- Java 1.6+
- Gradle (http://www.gradle.org/installation.html) or Ant
- Git
-
git clone git://github.com/hoppertravel/HackReduce.git
- Note: You should periodically run "git pull" from within the project directory to update your code.
-
cd HackReduce
-
Build the project depending on what tool you have installed:
Gradle:
$ gradle
Ant:
$ ant
-
Try running an example from the list below
Run any of the following commands in your CLI, and after the job's completed, check the /tmp/* folder for the output.
Bixi:
$ java -classpath ".:build/libs/HackReduce-0.2.jar:lib/*" org.hackreduce.examples.bixi.RecordCounter datasets/bixi /tmp/bixi_recordcounts
NASDAQ:
$ java -classpath ".:build/libs/HackReduce-0.2.jar:lib/*" org.hackreduce.examples.stockexchange.HighestDividend datasets/nasdaq/dividends /tmp/nasdaq_dividends
$ java -classpath ".:build/libs/HackReduce-0.2.jar:lib/*" org.hackreduce.examples.stockexchange.MarketCapitalization datasets/nasdaq/daily_prices /tmp/nasdaq_marketcaps
$ java -classpath ".:build/libs/HackReduce-0.2.jar:lib/*" org.hackreduce.examples.stockexchange.RecordCounter datasets/nasdaq/daily_prices /tmp/nasdaq_recordcounts
NYSE:
$ java -classpath ".:build/libs/HackReduce-0.2.jar:lib/*" org.hackreduce.examples.stockexchange.HighestDividend datasets/nyse/dividends /tmp/nyse_dividends
$ java -classpath ".:build/libs/HackReduce-0.2.jar:lib/*" org.hackreduce.examples.stockexchange.MarketCapitalization datasets/nyse/daily_prices /tmp/nyse_marketcaps
$ java -classpath ".:build/libs/HackReduce-0.2.jar:lib/*" org.hackreduce.examples.stockexchange.RecordCounter datasets/nyse/daily_prices /tmp/nyse_recordcounts
Flights:
$ java -classpath ".:build/libs/HackReduce-0.2.jar:lib/*" org.hackreduce.examples.flights.RecordCounter datasets/flights /tmp/flights_recordcounts
Wikipedia:
$ java -classpath ".:build/libs/HackReduce-0.2.jar:lib/*" org.hackreduce.examples.wikipedia.RecordCounter datasets/wikipedia /tmp/wikipedia_recordcounts
1gram:
$ java -classpath ".:build/libs/HackReduce-0.2.jar:lib/*" org.hackreduce.examples.ngram.one_gram.RecordCounter datasets/ngram/1gram /tmp/1gram_recordcounts
2gram:
$ java -classpath ".:build/libs/HackReduce-0.2.jar:lib/*" org.hackreduce.examples.ngram.two_gram.RecordCounter datasets/ngram/2gram /tmp/2gram_recordcounts
Note: The jobs are made for the specific datasets, so pairing them up properly is important. The second argument (/tmp/*) is just a made up output path for the results of the job, and can be modified to anything you want.

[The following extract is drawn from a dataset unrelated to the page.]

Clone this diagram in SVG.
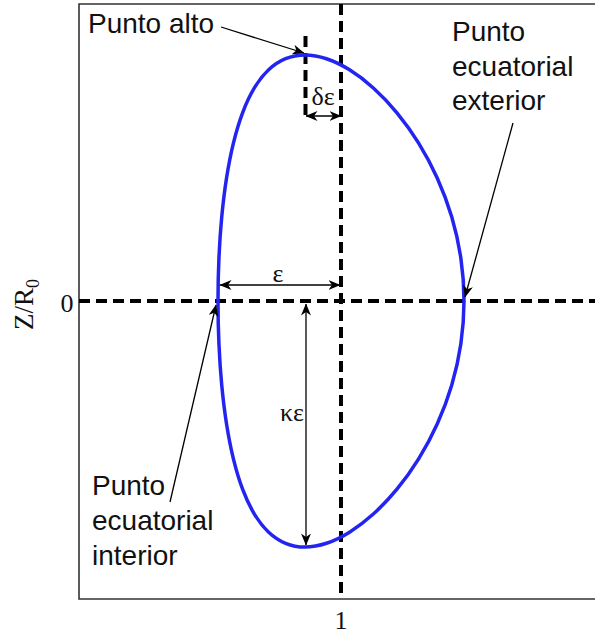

- Bixi (Courtesy of Fabrice)
- Flights (Courtesy of Hopper)
- NASDAQ daily prices and dividends (http://www.infochimps.com/datasets/daily-1970-2010-open-close-hi-low-and-volume-nasdaq-exchange)
- NYSE daily prices and dividends (http://www.infochimps.com/datasets/daily-1970-2010-open-close-hi-low-and-volume-nyse-exchange)
- Wikipedia XML (http://en.wikipedia.org/wiki/Wikipedia:Database_download#English-language_Wikipedia)
- Google Ngram (http://ngrams.googlelabs.com/datasets)
Take a look at the datasets/ folder to see samples subsets of these datasets.
If you'd like to set up an actual Hadoop cluster (single or multi node), then follow the instructions on the Hadoop wiki: http://wiki.apache.org/hadoop/QuickStart
If you're running the HackReduce virtual image, or you're trying to run the example job against an actual install of Hadoop, the process should be similar. However, you'll need to upload the datasets folder into HDFS (if you're running it), or just make a note of the path.
Example:
$ bin/hadoop jar <path_to_hackreduce_jar>/HackReduce-0.2.jar org.hackreduce.examples.stockexchange.RecordCounter <path to>/datasets/nyse/daily_prices /tmp/nyse_recordcounts
We recommend using Gradle for easy set up of the project in Eclipse, Idea, or other IDEs through Gradle plugins (http://www.gradle.org/standard_plugins.html). To use it, simply run one of the following:
$ gradle eclipse
$ gradle idea
Then import the project into your IDE of choice. This will download all of the dependencies (including sources) and create the necessary project files.
You can also bring in the project manually into your IDE and then include all the *.jar files from the lib folder of the project.